The National Weather Service recently announced a plan to "evolve" their services and infrastructure. According to a recorded video conference given to KYUK by the NWS, the plan calls for producing one forecast for the entire country at their office in Washington, D.C. instead of producing regional and local forecasts.

Under the new plan, local forecasters will take the forecasts from the main office and tailor them to individual locations. The NWS says that this will help reduce duplication and make their reports more accurate and consistent. The NWS Employee Organization's President, Dan Sobien, counters that this will make the forecasts less accurate because many places have unique weather patterns.

“There are a lot of people in Washington D.C. that don’t even know where Bethel, Alaska is, and I’m guessing there are a lot of unique idiosyncrasies to the weather there.

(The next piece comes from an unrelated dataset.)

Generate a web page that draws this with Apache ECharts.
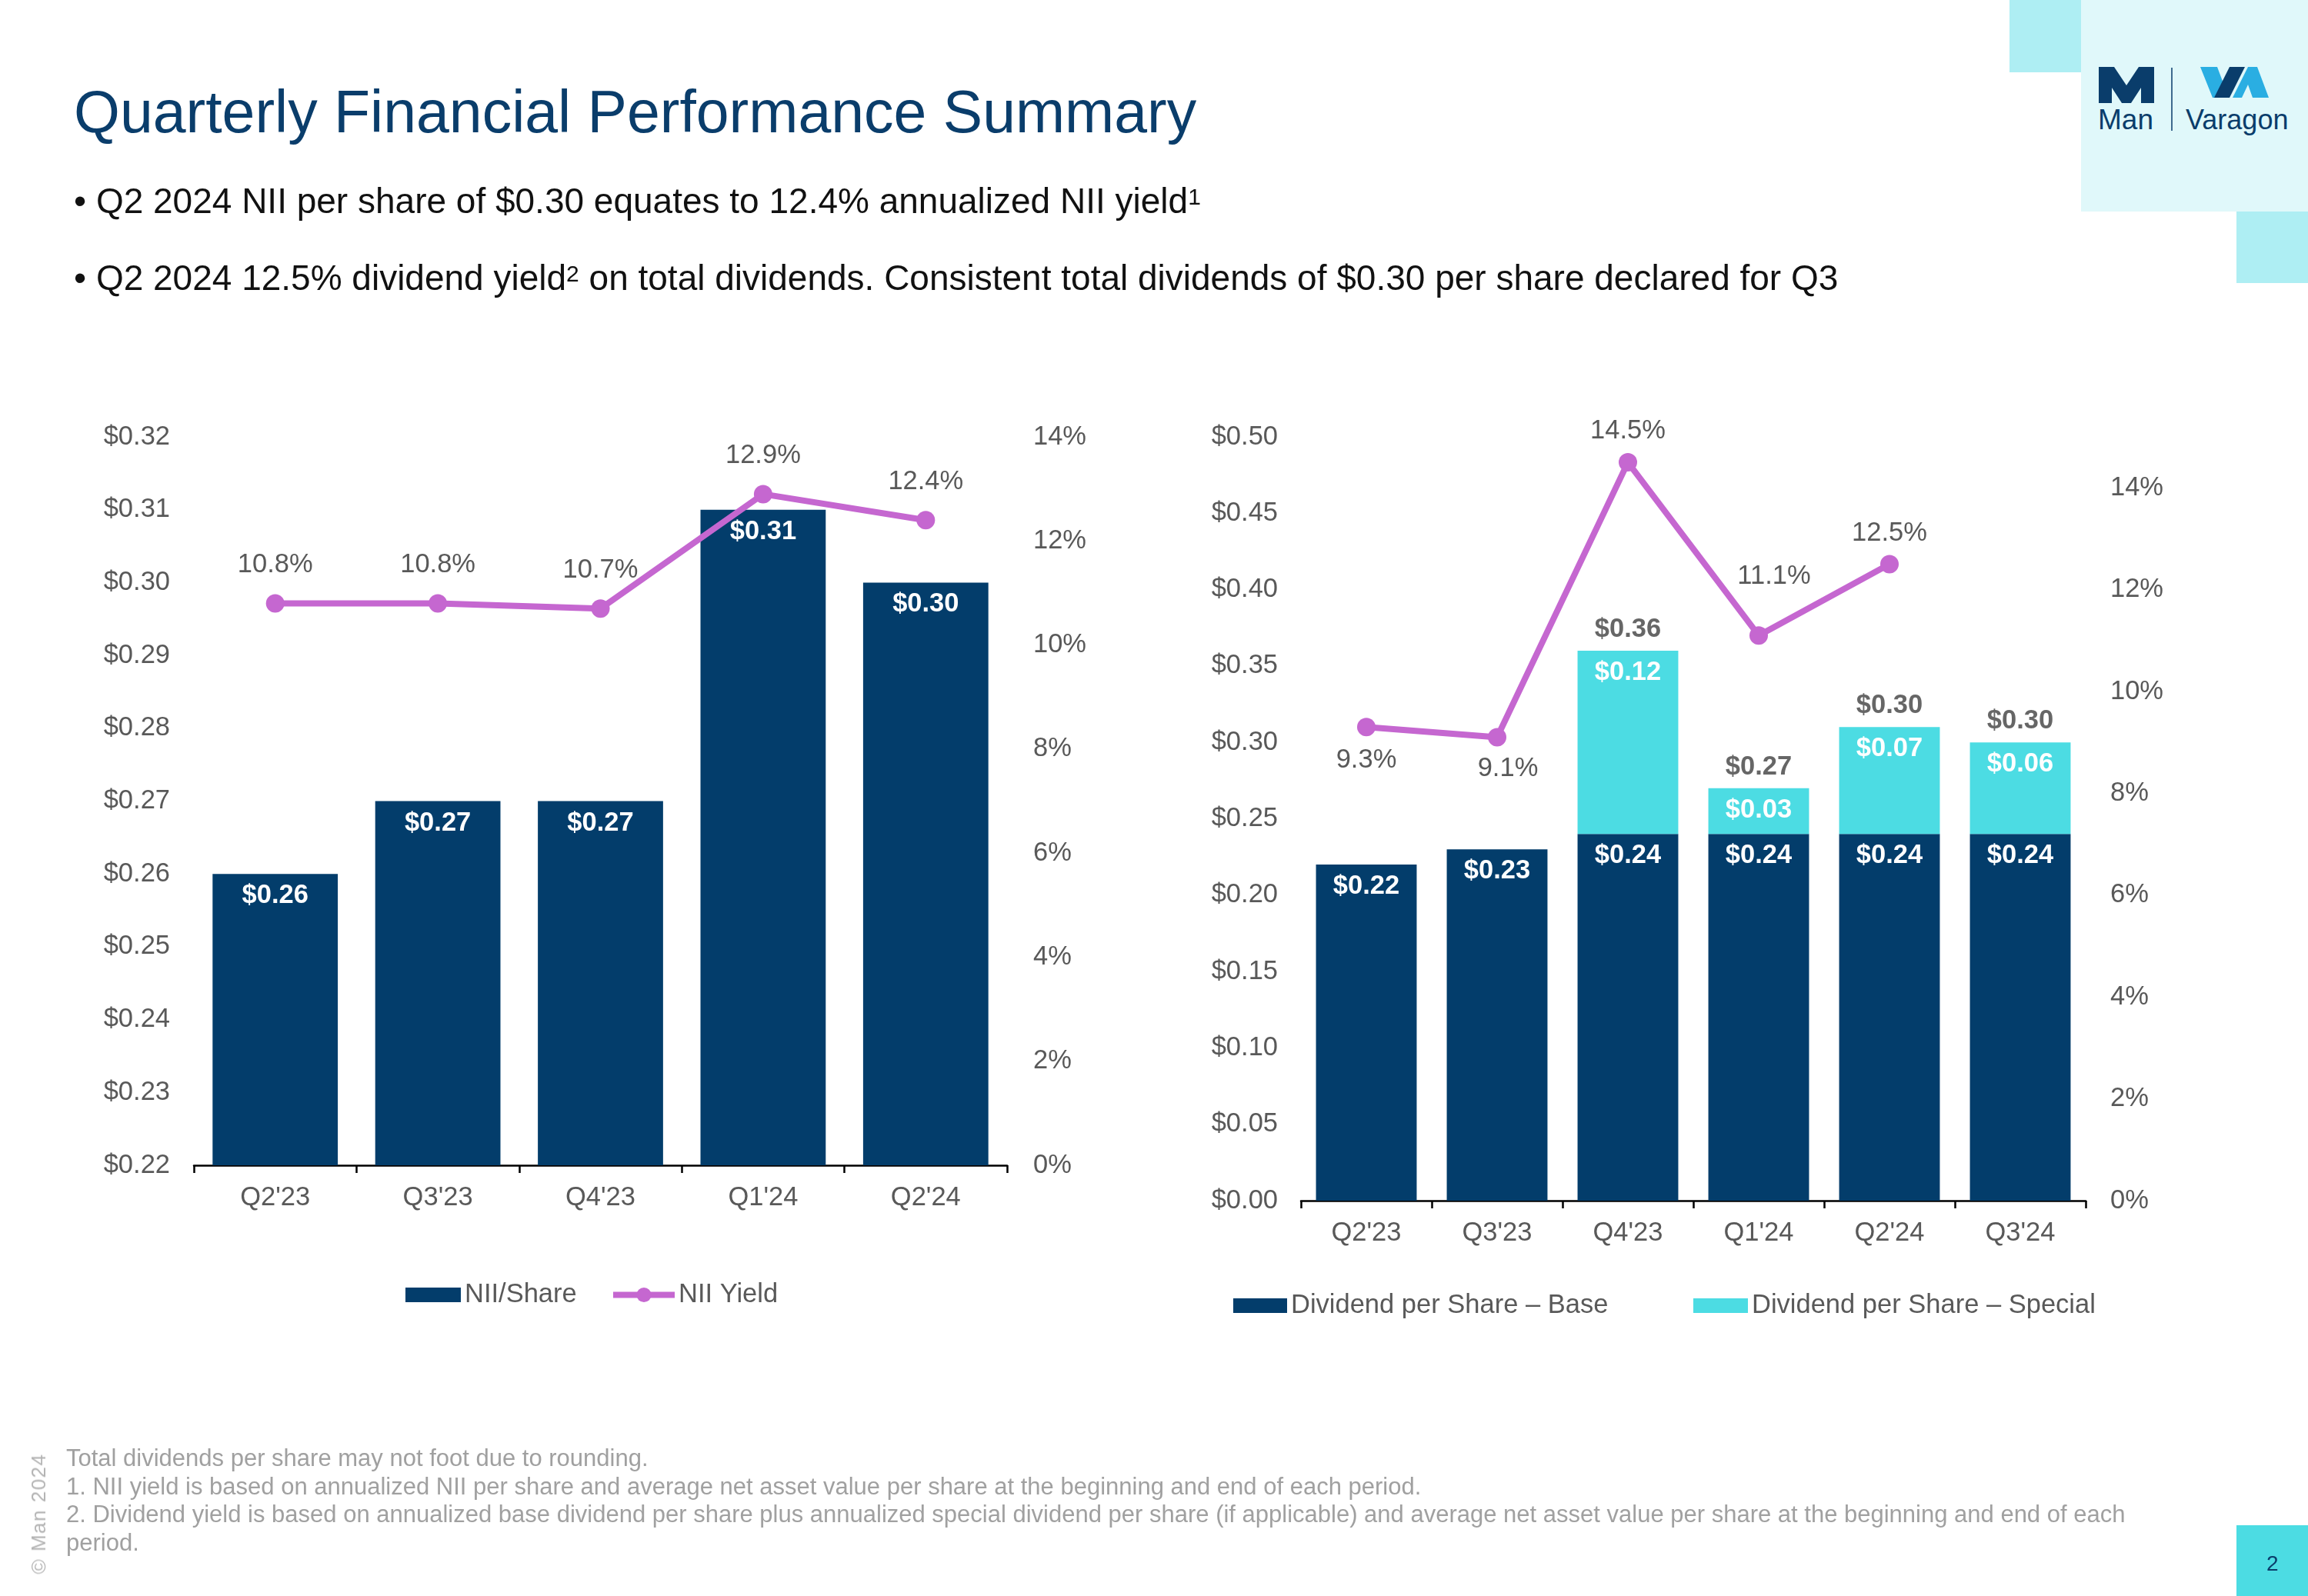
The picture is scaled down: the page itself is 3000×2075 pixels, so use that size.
<!DOCTYPE html>
<html>
<head>
<meta charset="utf-8">
<script src="https://cdn.jsdelivr.net/npm/echarts@6/dist/echarts.min.js"></script>
<style>
  html, body { margin:0; padding:0; }
  body { width:3000px; height:2075px; position:relative; overflow:hidden; background:#fff;
         font-family:"Liberation Sans", Arial, sans-serif; }
  #chart { position:absolute; left:0; top:0; width:3000px; height:2075px; }
  .txt { position:absolute; white-space:nowrap; }
  .title { left:96px; top:107px; font-size:77px; line-height:77px; color:#0a3d6b; }
  .bullet { left:96px; font-size:46px; line-height:46px; color:#111; }
  .bullet sup { font-size:30px; vertical-align:top; position:relative; top:-5px; }
  .footer { left:86px; top:1878px; font-size:31px; line-height:36.6px; color:#a0a0a0; }
  .copy { left:50px; top:1968px; font-size:26px; line-height:26px; color:#b4b4b4;
          transform:translate(-50%,-50%) rotate(-90deg); letter-spacing:1.5px; }
  .pagenum { left:2946px; top:2018px; font-size:28px; line-height:30px; color:#0a3d6b; }
</style>
</head>
<body>
<div id="chart"></div>

<svg style="position:absolute;left:0;top:0" width="3000" height="2075">
  <rect x="2705" y="0" width="295" height="275" fill="#e0f8fa"/>
  <rect x="2612" y="0" width="93" height="94" fill="#aeeef3"/>
  <rect x="2907" y="275" width="93" height="93" fill="#aeeef3"/>
  <rect x="2907" y="1983" width="93" height="92" fill="#4cdce3"/>
  <polygon fill="#0a3d6b" points="2728,87 2748,87 2764,111 2780,87 2800,87 2800,134 2783,134 2783,114 2770,134 2758,134 2745,114 2745,134 2728,134"/>
  <line x1="2823" y1="88" x2="2823" y2="170" stroke="#0a3d6b" stroke-width="1.5"/>
  <polygon fill="#2aaee2" points="2860,87 2882,87 2897,127 2876,127"/>
  <polygon fill="#0a3d6b" points="2878,127 2898,127 2918,87 2898,87"/>
  <polygon fill="#2aaee2" points="2902,127 2922,87 2934,87 2949,127 2928,127 2922,110 2914,127"/>
  <text x="2727" y="168" font-family="Liberation Sans, Arial, sans-serif" font-size="37" fill="#0a3d6b">Man</text>
  <text x="2841" y="168" font-family="Liberation Sans, Arial, sans-serif" font-size="36" fill="#0a3d6b">Varagon</text>
</svg>

<div class="txt title">Quarterly Financial Performance Summary</div>
<div class="txt bullet" style="top:238px">• Q2 2024 NII per share of $0.30 equates to 12.4% annualized NII yield<sup>1</sup></div>
<div class="txt bullet" style="top:338px">• Q2 2024 12.5% dividend yield<sup>2</sup> on total dividends. Consistent total dividends of $0.30 per share declared for Q3</div>
<div class="txt footer">Total dividends per share may not foot due to rounding.<br>1. NII yield is based on annualized NII per share and average net asset value per share at the beginning and end of each period.<br>2. Dividend yield is based on annualized base dividend per share plus annualized special dividend per share (if applicable) and average net asset value per share at the beginning and end of each<br>period.</div>
<div class="txt copy">© Man 2024</div>
<div class="txt pagenum">2</div>

<script>
// ---- Data ----
const niiCategories = ["Q2'23", "Q3'23", "Q4'23", "Q1'24", "Q2'24"];
const niiPerShare   = [0.26, 0.27, 0.27, 0.31, 0.30];
const niiYield      = [10.8, 10.8, 10.7, 12.9, 12.4];

const divCategories = ["Q2'23", "Q3'23", "Q4'23", "Q1'24", "Q2'24", "Q3'24"];
const divBase       = [0.22, 0.23, 0.24, 0.24, 0.24, 0.24];
const divSpecial    = [null, null, 0.12, 0.03, 0.07, 0.06];
const divTotalLabels = ["", "", "$0.36", "$0.27", "$0.30", "$0.30"];
const divYield      = [9.3, 9.1, 14.5, 11.1, 12.5, null];

const niiAxisRange  = { min: 0.22, max: 0.32, interval: 0.01 };
const niiPctRange   = { min: 0, max: 14, interval: 2 };
const divAxisRange  = { min: 0, max: 0.50, interval: 0.05 };
const divPctRange   = { min: 0, max: 15, interval: 2 };

// ---- Styles ----
const FONT = '"Liberation Sans", Arial, sans-serif';
const FS = 34.5;
const NAVY = '#033d6b';
const CYAN = '#4cdce3';
const ORCHID = '#c567d0';
const GRAY = '#595959';

const chart = echarts.init(document.getElementById('chart'), null, { renderer: 'canvas' });

const money = v => '$' + Number(v).toFixed(2);
const pct1 = v => Number(v).toFixed(1) + '%';

const catAxis = (gridIndex, data) => ({
  gridIndex, type: 'category', data,
  axisLine: { show: true, lineStyle: { color: '#000', width: 2.5 } },
  axisTick: { show: true, length: 10, lineStyle: { color: '#000', width: 2.5 } },
  axisLabel: { fontSize: FS, color: GRAY, margin: 25, fontFamily: FONT },
  splitLine: { show: false }
});
const valAxis = (gridIndex, range, position, formatter, margin, showMaxLabel) => ({
  gridIndex, type: 'value', position,
  min: range.min, max: range.max, interval: range.interval,
  axisLine: { show: false }, axisTick: { show: false }, splitLine: { show: false },
  axisLabel: { fontSize: FS, color: GRAY, margin, formatter, fontFamily: FONT, showMaxLabel }
});

const divYieldData = divYield.map((v, i) => {
  if (v == null) return '-';
  const item = { value: v, label: { position: i < 2 ? 'bottom' : 'top', distance: i < 2 ? 14 : 11 } };
  if (i === 1) item.label.offset = [14, -3];
  if (i === 3) item.label.offset = [20, -36];
  return item;
});
const divTotals = divBase.map((b, i) => divSpecial[i] == null ? '-' : +(b + divSpecial[i]).toFixed(2));

const whiteLabel = {
  show: true, position: 'insideTop', distance: 11, color: '#fff',
  fontWeight: 'bold', fontSize: FS, fontFamily: FONT,
  formatter: p => money(p.value)
};
const legendText = { fontSize: FS, color: GRAY, fontFamily: FONT };

chart.setOption({
  animation: false,
  textStyle: { fontFamily: FONT },
  grid: [
    { left: 252, top: 568, width: 1057, height: 947 },
    { left: 1691, top: 568, width: 1020, height: 993 }
  ],
  legend: [
    { data: [{ name: 'NII/Share', icon: 'rect' }], left: 527, top: 1666, padding: 0,
      itemWidth: 72, itemHeight: 19, textStyle: legendText },
    { data: [{ name: 'NII Yield' }], left: 793, top: 1666, padding: 0,
      itemWidth: 80, itemHeight: 24, lineStyle: { width: 8 }, textStyle: legendText },
    { data: [{ name: 'Dividend per Share – Base', icon: 'rect' }], left: 1603, top: 1680, padding: 0,
      itemWidth: 70, itemHeight: 19, textStyle: legendText },
    { data: [{ name: 'Dividend per Share – Special', icon: 'rect' }], left: 2201, top: 1680, padding: 0,
      itemWidth: 71, itemHeight: 19, textStyle: legendText }
  ],
  xAxis: [catAxis(0, niiCategories), catAxis(1, divCategories)],
  yAxis: [
    valAxis(0, niiAxisRange, 'left', money, 31, true),
    valAxis(0, niiPctRange, 'right', v => v + '%', 34, true),
    valAxis(1, divAxisRange, 'left', money, 30, true),
    valAxis(1, divPctRange, 'right', v => v + '%', 32, false)
  ],
  series: [
    {
      name: 'NII/Share', type: 'bar', xAxisIndex: 0, yAxisIndex: 0,
      data: niiPerShare, barCategoryGap: '23%',
      itemStyle: { color: NAVY }, label: whiteLabel
    },
    {
      name: 'NII Yield', type: 'line', xAxisIndex: 0, yAxisIndex: 1,
      data: niiYield, symbol: 'circle', symbolSize: 24, z: 5,
      lineStyle: { width: 8, color: ORCHID }, itemStyle: { color: ORCHID },
      label: { show: true, position: 'top', distance: 20, fontSize: FS, color: GRAY, fontFamily: FONT, formatter: p => pct1(p.value) }
    },
    {
      name: 'Dividend per Share – Base', type: 'bar', xAxisIndex: 1, yAxisIndex: 2, stack: 'div',
      data: divBase, barCategoryGap: '23%',
      itemStyle: { color: NAVY }, label: whiteLabel
    },
    {
      name: 'Dividend per Share – Special', type: 'bar', xAxisIndex: 1, yAxisIndex: 2, stack: 'div',
      data: divSpecial.map(v => v == null ? '-' : v), barCategoryGap: '23%',
      itemStyle: { color: CYAN }, label: whiteLabel
    },
    {
      name: 'Total', type: 'scatter', xAxisIndex: 1, yAxisIndex: 2, silent: true,
      data: divTotals, symbolSize: 0,
      label: { show: true, position: 'top', distance: 10, color: '#404040', fontWeight: 'bold', fontSize: FS, fontFamily: FONT,
               formatter: p => divTotalLabels[p.dataIndex] }
    },
    {
      name: 'Dividend Yield', type: 'line', xAxisIndex: 1, yAxisIndex: 3,
      data: divYieldData, symbol: 'circle', symbolSize: 24, z: 5,
      lineStyle: { width: 8, color: ORCHID }, itemStyle: { color: ORCHID },
      label: { show: true, fontSize: FS, color: GRAY, fontFamily: FONT, formatter: p => pct1(p.value) }
    }
  ]
});
</script>
</body>
</html>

There’s, like, thousands of reasons  why it would be best to have forecasts coming from forecasters in the area, and that will cease to happen," said Sobien.

How it will change the way forecasts are delivered is unclear. KYUK contacted the NWS field offices in Alaska, but could not get a comment by deadline.

The new national plan for the weather service will reduce the hours that their 122 field offices are open. The offices will only operate part time instead of running 24 hours a day, seven days a week. The plan calls for automating the weather balloon program, so local staff will no longer be spending time launching weather balloons to test winds and atmospheric conditions. Instead they will be gathering data, going to meetings, and training and educating people in their areas. 

Managers said that there was currently no plan to reduce staff, but they did say they were planning to more strategically utilize staff time.

Managers say that the goal is to provide better Impact-based Decision Support Services, or IDSS. The aim is to provide information to decision makers on the state and federal level to help them be able to save more lives during storms, floods, or severe weather events, which are occurring more frequently in the face of climate change.

NWS says the plan to go to one forecast for the entire nation has been in the works for some time, but Sobien says that he can't confirm when the process began.

“Well they did it in secret, so I can’t tell you that. They held secret meetings and made the people in those meetings sign non-disclosure agreements. We didn’t find out about it till, like, three weeks ago," said Sobien.

The National Weather Service plans to start testing and evaluating these changes within the next year, and aims at full implementation by 2018. Currently Alaska's field offices are located in  Anchorage, Fairbanks, and Juneau.